"Pakistan’s economic distress has put the spotlight on the country’s nuclear arsenal and its long-range missiles. Bristling with indignation, Pakistani Prime Minister Shehbaz Sharif has tried to assure the world, and also his parliament, that the country’s nuclear and missile programmes are for deterrence.
However, his Finance Minister Ishaq Dar has been combative. On Thursday, he said nobody has the right to tell Pakistan what range of missiles should it possess, adding that the country will not abandon its long-range nuclear missiles.
Referring to the International Monetary Fund (IMF), Dar told the Pakistani parliament in front of numerous foreign ambassadors: “Nobody has any right to tell Pakistan what range of missiles it can have and what nuclear weapons it can have. We have to have our own deterrence”.
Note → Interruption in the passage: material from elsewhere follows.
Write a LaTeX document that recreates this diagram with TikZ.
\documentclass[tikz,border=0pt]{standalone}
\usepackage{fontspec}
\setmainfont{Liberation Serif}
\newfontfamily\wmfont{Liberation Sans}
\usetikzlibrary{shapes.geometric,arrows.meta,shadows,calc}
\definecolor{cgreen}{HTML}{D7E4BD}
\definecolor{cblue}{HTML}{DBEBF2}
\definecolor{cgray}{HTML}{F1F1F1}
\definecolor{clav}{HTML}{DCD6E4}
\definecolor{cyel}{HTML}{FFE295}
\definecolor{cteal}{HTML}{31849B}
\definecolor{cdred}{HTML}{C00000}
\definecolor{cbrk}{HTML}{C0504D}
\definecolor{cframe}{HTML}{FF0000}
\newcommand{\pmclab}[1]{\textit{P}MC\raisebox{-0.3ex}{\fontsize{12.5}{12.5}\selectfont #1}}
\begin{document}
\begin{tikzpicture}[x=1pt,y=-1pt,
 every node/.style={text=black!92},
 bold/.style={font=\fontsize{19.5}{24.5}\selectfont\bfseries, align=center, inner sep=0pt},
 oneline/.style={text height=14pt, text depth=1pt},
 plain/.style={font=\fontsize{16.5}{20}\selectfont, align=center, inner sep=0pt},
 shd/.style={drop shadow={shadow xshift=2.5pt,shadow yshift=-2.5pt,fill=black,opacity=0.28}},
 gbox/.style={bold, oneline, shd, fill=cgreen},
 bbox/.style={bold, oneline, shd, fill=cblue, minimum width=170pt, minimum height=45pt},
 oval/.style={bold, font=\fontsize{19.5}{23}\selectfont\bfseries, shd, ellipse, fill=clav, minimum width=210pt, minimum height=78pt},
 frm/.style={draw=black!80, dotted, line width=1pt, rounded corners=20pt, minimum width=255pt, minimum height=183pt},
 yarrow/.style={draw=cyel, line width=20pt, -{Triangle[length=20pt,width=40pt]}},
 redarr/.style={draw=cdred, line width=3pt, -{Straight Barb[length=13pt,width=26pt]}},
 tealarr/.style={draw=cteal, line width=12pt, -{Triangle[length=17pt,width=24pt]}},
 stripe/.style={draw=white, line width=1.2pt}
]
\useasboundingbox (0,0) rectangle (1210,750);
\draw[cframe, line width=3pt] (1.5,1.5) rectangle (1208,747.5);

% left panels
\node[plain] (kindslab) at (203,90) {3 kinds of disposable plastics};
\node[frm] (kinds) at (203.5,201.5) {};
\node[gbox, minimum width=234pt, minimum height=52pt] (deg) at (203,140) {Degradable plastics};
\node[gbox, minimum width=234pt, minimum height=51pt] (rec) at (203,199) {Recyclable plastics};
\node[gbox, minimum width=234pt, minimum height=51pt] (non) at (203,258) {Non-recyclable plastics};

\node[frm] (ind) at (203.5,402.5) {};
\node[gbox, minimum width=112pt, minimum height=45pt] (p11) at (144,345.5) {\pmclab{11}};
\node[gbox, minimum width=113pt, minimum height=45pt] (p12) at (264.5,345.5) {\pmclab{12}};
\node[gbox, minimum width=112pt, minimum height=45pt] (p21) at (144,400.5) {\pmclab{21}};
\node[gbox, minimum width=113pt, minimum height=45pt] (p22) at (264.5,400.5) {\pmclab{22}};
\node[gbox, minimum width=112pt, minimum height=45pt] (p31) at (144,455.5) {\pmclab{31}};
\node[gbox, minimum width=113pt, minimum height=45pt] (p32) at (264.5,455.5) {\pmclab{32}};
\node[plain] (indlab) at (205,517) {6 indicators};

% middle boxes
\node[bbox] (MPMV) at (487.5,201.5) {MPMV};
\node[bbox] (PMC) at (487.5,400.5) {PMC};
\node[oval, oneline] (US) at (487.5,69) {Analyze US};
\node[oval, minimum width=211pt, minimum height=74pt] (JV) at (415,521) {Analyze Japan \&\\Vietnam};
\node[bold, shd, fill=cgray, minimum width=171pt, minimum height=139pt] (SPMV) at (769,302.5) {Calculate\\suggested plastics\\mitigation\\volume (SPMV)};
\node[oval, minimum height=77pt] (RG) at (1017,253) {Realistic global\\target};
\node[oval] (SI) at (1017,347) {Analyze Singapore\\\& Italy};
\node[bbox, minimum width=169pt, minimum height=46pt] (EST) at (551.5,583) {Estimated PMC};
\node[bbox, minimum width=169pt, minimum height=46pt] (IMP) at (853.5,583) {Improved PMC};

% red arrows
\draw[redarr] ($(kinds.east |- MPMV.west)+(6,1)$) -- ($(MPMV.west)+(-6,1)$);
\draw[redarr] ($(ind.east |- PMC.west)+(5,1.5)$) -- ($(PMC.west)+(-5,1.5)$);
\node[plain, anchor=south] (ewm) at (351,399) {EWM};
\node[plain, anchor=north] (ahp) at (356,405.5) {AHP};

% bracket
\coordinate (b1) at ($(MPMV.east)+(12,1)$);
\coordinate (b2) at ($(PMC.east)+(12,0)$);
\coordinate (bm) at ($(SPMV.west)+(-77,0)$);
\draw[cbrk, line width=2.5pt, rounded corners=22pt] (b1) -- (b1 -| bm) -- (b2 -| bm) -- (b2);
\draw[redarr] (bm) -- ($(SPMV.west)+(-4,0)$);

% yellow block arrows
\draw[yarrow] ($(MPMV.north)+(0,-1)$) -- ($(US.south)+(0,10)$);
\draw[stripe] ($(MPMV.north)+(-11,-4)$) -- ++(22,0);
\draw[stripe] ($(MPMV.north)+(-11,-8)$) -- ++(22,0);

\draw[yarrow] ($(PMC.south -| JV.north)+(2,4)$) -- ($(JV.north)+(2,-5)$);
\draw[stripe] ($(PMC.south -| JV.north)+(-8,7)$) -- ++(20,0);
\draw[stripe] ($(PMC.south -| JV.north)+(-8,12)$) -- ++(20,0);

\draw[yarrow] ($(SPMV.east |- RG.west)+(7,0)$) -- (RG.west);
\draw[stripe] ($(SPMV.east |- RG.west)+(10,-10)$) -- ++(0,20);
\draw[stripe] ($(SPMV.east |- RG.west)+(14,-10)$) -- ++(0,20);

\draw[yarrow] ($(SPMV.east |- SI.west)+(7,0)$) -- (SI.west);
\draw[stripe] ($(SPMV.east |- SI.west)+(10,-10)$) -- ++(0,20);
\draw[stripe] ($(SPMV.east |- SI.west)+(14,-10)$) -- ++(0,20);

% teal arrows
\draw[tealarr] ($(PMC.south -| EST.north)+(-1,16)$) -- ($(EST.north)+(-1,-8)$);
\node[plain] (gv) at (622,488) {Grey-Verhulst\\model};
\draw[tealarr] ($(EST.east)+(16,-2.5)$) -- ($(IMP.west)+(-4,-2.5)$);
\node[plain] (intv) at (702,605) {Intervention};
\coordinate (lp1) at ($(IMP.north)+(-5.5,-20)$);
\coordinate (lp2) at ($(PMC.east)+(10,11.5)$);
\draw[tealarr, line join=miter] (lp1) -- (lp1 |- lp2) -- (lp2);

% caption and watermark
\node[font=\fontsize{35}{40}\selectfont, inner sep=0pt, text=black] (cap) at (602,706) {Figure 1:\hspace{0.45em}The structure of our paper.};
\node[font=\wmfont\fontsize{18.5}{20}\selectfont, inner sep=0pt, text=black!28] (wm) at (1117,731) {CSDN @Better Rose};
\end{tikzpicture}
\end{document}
Experts say that Dar’s remarks may stem from coalition partner Pakistan People’s Party (PPP)’s MP Raza Rabbani questioning the government that the people of Pakistan have a right to know if the country’s nuclear assets are under pressure. Rabbani also alleged that the Senate (Pakistani parliament) had “neither before nor today been taken into confidence on what are the conditionalities of the IMF”, and asked the Nawaz Sharif government whether the delay by the IMF was due to pressure on the country’s nuclear programme or its strategic relationship with China.
In fact, Rabbani’s posturing in the parliament forced Sharif to respond through a tweet on Thursday night. Sharif tweeted: “The misleading speculations about Pakistan’s nuclear and missile programme are unfortunate. The stringent, fool-proof & multi-layered security safeguards, duly testified by IAEA, are in place. Our nuclear program represents the unwavering consensus of the nation & is for deterrence”.
The Prime Minister’s Office said that there would be “no compromise” on the country’s nuclear and missile programme and they are “jealously guarded by the state”. He added that in the wake of recent statements, press releases, and various assertions about Pakistan’s nuclear and missile programme, wherein even a traditional routine visit of DG IAEA Rafael Mariano Grossi for peaceful nuclear programme was portrayed in a negative light.
To the rest of the world, the statements by the two top politicians of the ruling party seem unjustifiable considering that all top Pakistani leaders have traversed the world asking for loans and bailout funds. To the world, expenditure on nuclear weapons and long-range missiles does not seem justified when the country faces historic inflation and food shortages."